Le 23-août-06, à 13:32, 1Z (Peter D. Jones) wrote (in different posts) :

> There are many interpretations of the box and diamond.
> Incompleteness introduces ideas if necessity and possibility based
> on provability (or provability within a system). But there are,
> and always were, ideas of necessity  based on truth rather than
> provability.

I agree (so what?)

>> Since the failure of logicism, by Godel's theorem, we can argue that
>> numbers does not necessarily exist. Numbers does not come from logic
>> alone. If you want them,
> to exist
>> you have to do a ontological commitment.
> ..and if you want to play with them as a formal
> system, you don't.

I am not sure I follow you (terminological) nuance between "wanting 
something" and "wanting something to exist".
The move toward formalism does not work for any theory of formal 
system. This is a consequence of Godel's incompleteness.
I don't believe the formalistic philosophical position can even make 
sense of notion like "yes doctor". Still less about arithmetical truth, 
unless you formalize all this in second order arithmetic or in set 
theory, but then you need to rely on informal intuition at that level.

> Hence the need for a metaphysical account of
> matter-as-Bare-Substance to complement the
> physicst's account of matter-as-behaviour.

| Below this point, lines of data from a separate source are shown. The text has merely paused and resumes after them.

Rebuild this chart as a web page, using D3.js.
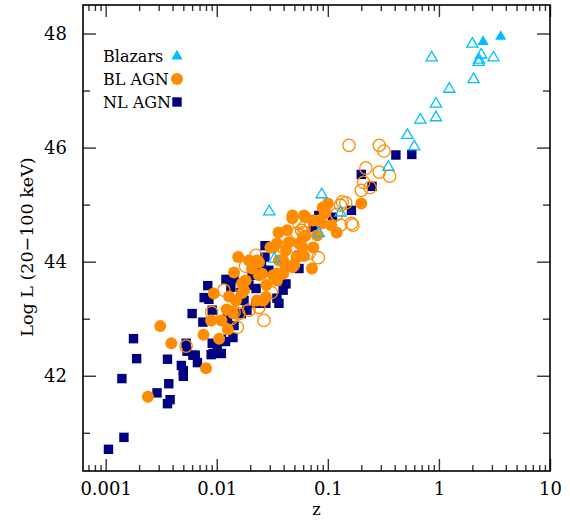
<!DOCTYPE html>
<html>
<head>
<meta charset="utf-8">
<script src="https://cdn.jsdelivr.net/npm/d3@7"></script>
<style>
  body { margin: 0; background: #fff; }
  text { font-family: "DejaVu Serif", serif; fill: #000; }
</style>
</head>
<body>
<script>

// NL AGN (navy squares): redshift and log luminosity
let nlZ = [0.00106, 0.00146, 0.0014, 0.00178, 0.0019, 0.0029, 0.0037, 0.0038, 0.0036, 0.0036,
  0.0048, 0.005, 0.005, 0.0053, 0.0054, 0.0064, 0.006, 0.0083, 0.0077, 0.0085,
  0.0121, 0.0143, 0.0091, 0.0075, 0.0091, 0.0089, 0.011, 0.0101, 0.011, 0.014,
  0.0126, 0.0187, 0.0226, 0.0272, 0.0253, 0.0348, 0.0363, 0.0277, 0.0396, 0.083,
  0.074, 0.0295, 0.0208, 0.0176, 0.0226, 0.41, 0.57, 0.20, 0.25, 0.163,
  0.110, 0.0134, 0.0272, 0.055, 0.042, 0.055, 0.0195, 0.0165, 0.0143, 0.0166,
  0.0093, 0.0061, 0.0067, 0.0125, 0.012];
let nlLum = [40.71, 40.92, 41.95, 42.65, 42.30, 41.70, 41.86, 41.58, 41.51, 42.29,
  42.18, 41.99, 42.09, 42.57, 42.43, 42.36, 43.09, 43.58, 43.37, 43.34,
  43.69, 43.71, 43.15, 42.94, 42.57, 42.37, 42.39, 42.50, 42.64, 42.67,
  43.11, 43.15, 43.53, 44.08, 43.94, 43.36, 43.27, 43.27, 43.50, 44.81,
  44.60, 43.85, 43.76, 43.32, 43.27, 45.87, 45.88, 45.53, 45.32, 44.90,
  44.78, 43.55, 44.28, 44.11, 43.61, 43.88, 43.59, 43.46, 42.88, 43.09,
  42.39, 42.36, 42.23, 43.00, 42.60];

// BL AGN, filled circles
let blZ = [0.0024, 0.0031, 0.0039, 0.008, 0.0076, 0.0089, 0.0094, 0.0123, 0.0105, 0.0126,
  0.0129, 0.0156, 0.0195, 0.0182, 0.0176, 0.0208, 0.024, 0.024, 0.023, 0.0262,
  0.0277, 0.0322, 0.0348, 0.0447, 0.055, 0.063, 0.048, 0.063, 0.0363, 0.042,
  0.0348, 0.0322, 0.0396, 0.072, 0.0524, 0.059, 0.090, 0.082, 0.100, 0.094,
  0.20, 0.12, 0.107, 0.0169, 0.0149, 0.011, 0.0143, 0.028, 0.042, 0.050,
  0.074, 0.061, 0.043, 0.036, 0.048, 0.061, 0.074, 0.094, 0.0304, 0.023,
  0.0396, 0.048, 0.0256, 0.0348, 0.060, 0.080, 0.088, 0.0169, 0.014];
let blLum = [41.63, 42.87, 42.57, 42.13, 42.72, 42.97, 43.44, 43.16, 42.65, 42.81,
  43.39, 44.08, 44.02, 43.67, 43.50, 43.88, 43.99, 43.76, 43.32, 43.32,
  43.38, 44.25, 44.32, 44.34, 44.32, 44.46, 44.76, 44.78, 44.02, 43.90,
  43.67, 43.76, 43.79, 43.88, 44.08, 44.25, 44.95, 44.72, 45.02, 44.88,
  45.02, 44.51, 44.64, 43.62, 43.32, 42.97, 43.81, 43.59, 44.20, 43.94,
  44.25, 44.10, 44.55, 44.51, 44.81, 44.81, 44.72, 44.85, 44.25, 44.02,
  44.02, 43.90, 43.79, 43.79, 44.43, 44.46, 44.67, 43.45, 43.10];

// BL AGN, open circles
let blOpenZ = [0.0053, 0.009, 0.0153, 0.0158, 0.0195, 0.0143, 0.024, 0.058, 0.068, 0.0396,
  0.055, 0.061, 0.053, 0.043, 0.061, 0.074, 0.082, 0.13, 0.168, 0.135,
  0.145, 0.13, 0.155, 0.29, 0.32, 0.22, 0.29, 0.36, 0.21, 0.20,
  0.24, 0.163, 0.12, 0.0182, 0.0226, 0.0116, 0.0266, 0.031, 0.0135];
let blOpenLum = [42.52, 43.11, 42.85, 43.09, 43.15, 43.11, 43.20, 44.55, 44.15, 44.25,
  44.67, 44.51, 44.50, 44.11, 44.60, 44.55, 44.07, 44.64, 44.64, 45.05,
  45.03, 44.99, 46.04, 46.04, 45.94, 45.64, 45.57, 45.50, 45.39, 45.25,
  45.30, 44.67, 44.83, 43.92, 44.11, 43.50, 42.97, 43.46, 43.00];

// Blazars, open and filled triangles
let blzOpenZ = [0.86, 2.0, 2.4, 2.3, 2.28, 3.1, 2.05, 1.24, 0.94, 0.94,
  0.68, 0.52, 0.6, 0.35, 0.088, 0.13, 0.083, 0.0297, 0.033];
let blzOpenLum = [47.58, 47.82, 47.63, 47.54, 47.50, 47.58, 47.20, 47.03, 46.77, 46.53,
  46.49, 46.22, 46.02, 45.66, 45.18, 44.86, 44.50, 44.88, 44.05];
let blzZ = [2.5, 3.6];
let blzLum = [47.86, 47.95];

// axes
let xMajor = [0.001, 0.01, 0.1, 1, 10];
let xTickLabels = ['0.001', '0.01', '0.1', '1', '10'];
let yMajor = [42, 44, 46, 48];
let yMinor = [41, 43, 45, 47];
let legendNames = ['Blazars', 'BL AGN', 'NL AGN'];

let navy = '#000080', orange = '#ff8c00', cyan = '#00bfff';

let pLeft = 83, pRight = 550, pTop = 5, pBottom = 471;

let svg = d3.select('body')
  .append('svg')
  .attr('width', 570)
  .attr('height', 520);

let x = d3.scaleLog().domain([0.000625, 10]).range([pLeft, pRight]);
let y = d3.scaleLinear().domain([40.33, 48.5]).range([pBottom, pTop]);

// minor x ticks 2..9 in each decade
let xMinor = [];
[0.0001, 0.001, 0.01, 0.1, 1].forEach(function(p) {
  for (let m = 2; m < 10; m++) {
    let v = m * p;
    if (v > 0.000625 && v < 10) xMinor.push(v);
  }
});

function tickStyle(g) {
  g.select('.domain').remove();
  g.selectAll('line').attr('stroke', '#333').attr('stroke-width', 1.4);
  g.selectAll('text').style('font-size', '18px').style('font-family', '"DejaVu Serif", serif');
}

// bottom
svg.append('g').attr('transform', `translate(0,${pBottom})`)
  .call(d3.axisBottom(x).tickValues(xMajor).tickSize(-12).tickPadding(11)
    .tickFormat(function(d, i) { return xTickLabels[i]; }))
  .call(tickStyle);
svg.append('g').attr('transform', `translate(0,${pBottom})`)
  .call(d3.axisBottom(x).tickValues(xMinor).tickSize(-6).tickFormat(''))
  .call(tickStyle);
// top
svg.append('g').attr('transform', `translate(0,${pTop})`)
  .call(d3.axisTop(x).tickValues(xMajor).tickSize(-12).tickFormat(''))
  .call(tickStyle);
svg.append('g').attr('transform', `translate(0,${pTop})`)
  .call(d3.axisTop(x).tickValues(xMinor).tickSize(-6).tickFormat(''))
  .call(tickStyle);
// left
svg.append('g').attr('transform', `translate(${pLeft},0)`)
  .call(d3.axisLeft(y).tickValues(yMajor).tickSize(-13).tickPadding(16)
    .tickFormat(d3.format('d')))
  .call(tickStyle);
svg.append('g').attr('transform', `translate(${pLeft},0)`)
  .call(d3.axisLeft(y).tickValues(yMinor).tickSize(-7).tickFormat(''))
  .call(tickStyle);
// right
svg.append('g').attr('transform', `translate(${pRight},0)`)
  .call(d3.axisRight(y).tickValues(yMajor).tickSize(-13).tickFormat(''))
  .call(tickStyle);
svg.append('g').attr('transform', `translate(${pRight},0)`)
  .call(d3.axisRight(y).tickValues(yMinor).tickSize(-7).tickFormat(''))
  .call(tickStyle);

// frame
svg.append('rect')
  .attr('x', pLeft).attr('y', pTop)
  .attr('width', pRight - pLeft).attr('height', pBottom - pTop)
  .attr('fill', 'none').attr('stroke', '#000').attr('stroke-width', 1.6);

let plot = svg.append('g');
let tri = 'M0,-6.2L5.6,3.4L-5.6,3.4Z';

// NL AGN
plot.selectAll('rect.nl')
  .data(nlZ)
  .enter()
  .append('rect')
  .attr('class', 'nl')
  .attr('x', function(d) { return x(d) - 4.7; })
  .attr('y', function(d, i) { return y(nlLum[i]) - 4.7; })
  .attr('width', 9.4).attr('height', 9.4)
  .attr('fill', navy);

// BL AGN filled
plot.selectAll('circle.bl')
  .data(blZ)
  .enter()
  .append('circle')
  .attr('class', 'bl')
  .attr('cx', function(d) { return x(d); })
  .attr('cy', function(d, i) { return y(blLum[i]); })
  .attr('r', 6)
  .attr('fill', orange);

// BL AGN open
plot.selectAll('circle.blo')
  .data(blOpenZ)
  .enter()
  .append('circle')
  .attr('class', 'blo')
  .attr('cx', function(d) { return x(d); })
  .attr('cy', function(d, i) { return y(blOpenLum[i]); })
  .attr('r', 6.2)
  .attr('fill', 'none')
  .attr('stroke', orange)
  .attr('stroke-width', 1.3);

// Blazars
plot.selectAll('path.blzo')
  .data(blzOpenZ)
  .enter()
  .append('path')
  .attr('class', 'blzo')
  .attr('d', tri)
  .attr('transform', function(d, i) { return `translate(${x(d)},${y(blzOpenLum[i])})`; })
  .attr('fill', 'none')
  .attr('stroke', cyan)
  .attr('stroke-width', 1.3);

plot.selectAll('path.blz')
  .data(blzZ)
  .enter()
  .append('path')
  .attr('class', 'blz')
  .attr('d', tri)
  .attr('transform', function(d, i) { return `translate(${x(d)},${y(blzLum[i])})`; })
  .attr('fill', cyan);

// legend
let legend = svg.append('g').attr('transform', 'translate(103,0)');
legendNames.forEach(function(name, i) {
  let ly = 56 + i * 23;
  legend.append('text')
    .attr('x', 0).attr('y', ly)
    .attr('dy', '0.36em')
    .style('font-size', '16px')
    .text(name);
});
legend.append('path').attr('d', tri).attr('transform', 'translate(74,56)').attr('fill', cyan);
legend.append('circle').attr('cx', 74).attr('cy', 79).attr('r', 6).attr('fill', orange);
legend.append('rect').attr('x', 69.3).attr('y', 97.3).attr('width', 9.4).attr('height', 9.4).attr('fill', navy);

// axis labels
svg.append('text')
  .attr('x', (pLeft + pRight) / 2)
  .attr('y', 515)
  .style('text-anchor', 'middle')
  .style('font-size', '16px')
  .text('z');

svg.append('text')
  .attr('transform', 'translate(27,247)rotate(-90)')
  .attr('dy', '0.36em')
  .style('text-anchor', 'middle')
  .style('font-size', '17.5px')
  .text('Log L (20\u2212100 keV)');

</script>
</body>
</html>
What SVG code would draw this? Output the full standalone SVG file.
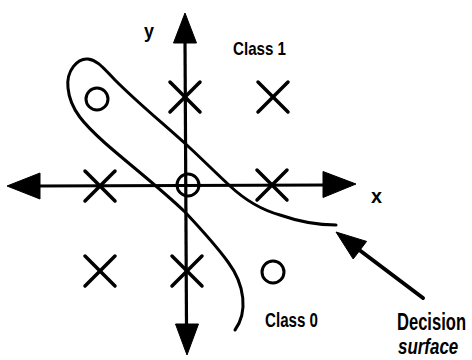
<svg xmlns="http://www.w3.org/2000/svg" width="472" height="360" viewBox="0 0 472 360">
<style>
.ax{stroke:#000;stroke-width:3.2;fill:none}
.head{fill:#000;stroke:#000;stroke-width:1;stroke-linejoin:round}
.mk{stroke:#000;stroke-width:3.5;stroke-linecap:round;fill:none}
.o{stroke:#000;stroke-width:3;fill:none}
.curve{stroke:#000;stroke-width:3;fill:none;stroke-linecap:round;stroke-linejoin:round}
.t{font-family:"Liberation Sans",Arial,sans-serif;font-weight:bold;fill:#000}
</style>
<defs>
<g id="cross"><line x1="-15" y1="-15" x2="15" y2="15" class="mk"/><line x1="-15" y1="15" x2="15" y2="-15" class="mk"/></g>
</defs>
<rect width="472" height="360" fill="#fff"/>
<g id="connectors">
<g id="y-axis">
<line x1="185" y1="40" x2="186.5" y2="326" class="ax"/>
<polygon points="185,13 173.5,43 196.5,43" class="head"/>
<polygon points="187,355 175.5,324 198.5,324" class="head"/>
</g>
<g id="x-axis">
<line x1="38" y1="186" x2="326" y2="185" class="ax"/>
<polygon points="7,186 40,173 40,199" class="head"/>
<polygon points="356,184 323,171.5 323,197.5" class="head"/>
</g>
<g id="surface-pointer">
<line x1="423" y1="298" x2="358" y2="249" stroke="#000" stroke-width="4" stroke-linecap="round"/>
<polygon points="336,232 366.6,241.4 353.2,259" class="head"/>
</g>
</g>
<g id="decision-surface">
<path class="curve" d="M235,330 C248,312 245,285 228,262 C215,244 200,228 185,212 C160,188 130,165 105,143 C85,125 70,110 68,88 C66,70 78,58 88,59 C98,60 105,70 115,80 C140,105 165,125 190,148 C205,162 218,175 230,186 C245,200 262,210 280,215 C300,222 318,225 336,225"/>
</g>
<g id="class1-points">
<use href="#cross" x="185" y="97"/>
<use href="#cross" x="273" y="97"/>
<use href="#cross" x="100" y="186"/>
<use href="#cross" x="272" y="185"/>
<use href="#cross" x="100" y="271"/>
<use href="#cross" x="187" y="271"/>
</g>
<g id="class0-points">
<circle cx="97" cy="99" r="11" class="o"/>
<circle cx="188" cy="185" r="11" class="o"/>
<circle cx="273" cy="272" r="11" class="o"/>
</g>
<g id="labels">
<text class="t" x="144" y="38" font-size="20" textLength="10" lengthAdjust="spacingAndGlyphs">y</text>
<text class="t" x="371" y="203" font-size="20" textLength="11" lengthAdjust="spacingAndGlyphs">x</text>
<text class="t" x="233" y="55" font-size="19" textLength="53" lengthAdjust="spacingAndGlyphs">Class 1</text>
<text class="t" x="265" y="327" font-size="20" textLength="53" lengthAdjust="spacingAndGlyphs">Class 0</text>
<text class="t" transform="translate(397,330) scale(0.69,1)" x="0" y="0" font-size="24">Decision</text>
<text class="t" transform="translate(398,354) scale(0.77,1)" x="0" y="0" font-size="22" font-style="italic">surface</text>
</g>
</svg>
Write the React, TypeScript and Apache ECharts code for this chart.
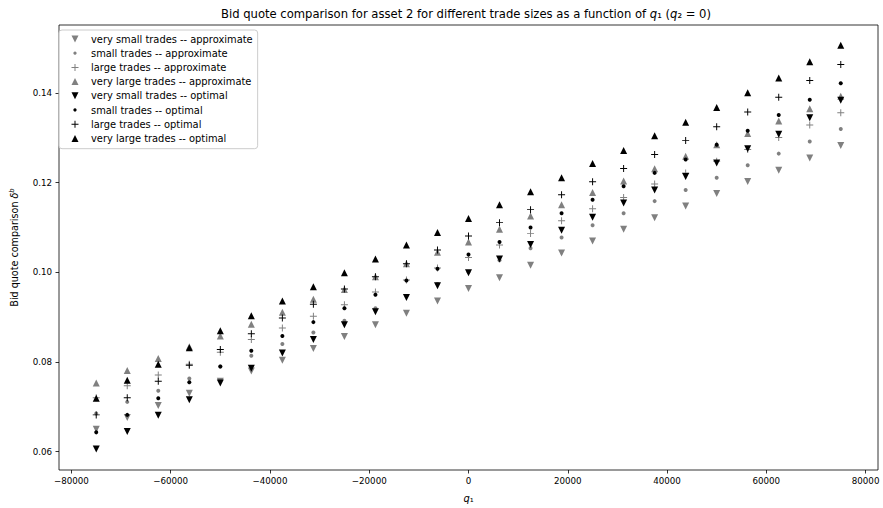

I have not the slightest idea of what could be 
Does "matter-as-bare-substance" possess a mass?
Does "matter-as-bare substance" violate Bell's inequality?
Does such questions make sense, when you add that such bare matter has 
no property of its own?
Especially when you put some consciousness in it. It seems to me that 
you are trying to use a "metaphysical notion" just to put in there all 
remaining unsolved fundamental questions.

> For a formalist, there is nothing to numbers except definitions (axoms,
> etc),. The numbers themselves do not have to exist. So there is
> still no necessary ontological commitment in CT.

OK. In that sense comp does not make any ontological commitment at all. 
"as if" will always be enough, even for the comp-electrons and protons.
Are you formalist? Could you develop your notion of bare matter in a 
formalistic theory of physics?
What about the "interpretation" of such a theory.
Note that formalist have no problem with the lobian interview, which 
can indeed be seen as the formal counterpart of the UDA reasoning, but 
I am not sure any mind/body questions addressed in that enterprise 
could make sense to a formalist philosopher.
I agree with Girard (french logician, discoverer of linear logic) that 
"formalism" in logic is just bureaucracy: it is more harmful than 
useless, imo.

>> I said something along such line some times ago. I can provide a
>> (short)  explanation. The reason is the Hilbert-Polya conjecture
>> according to which the non trivial zero of the complex Riemann Zeta
>> function could perhaps be shown to stay on the complex line 1/2 + gt,
>> if it was the case that those zero describe the spectrum of some
>> quantum operator.
> The *spectrum* of a quantum operator is not observer-dependent.
> What is observer-dependent, according to some, is the particular
> value on the spectrum that is actually observed.

Sorry I was (much too much short). We can come back latter on this 
difficult subject. It is a bit out of topics for now.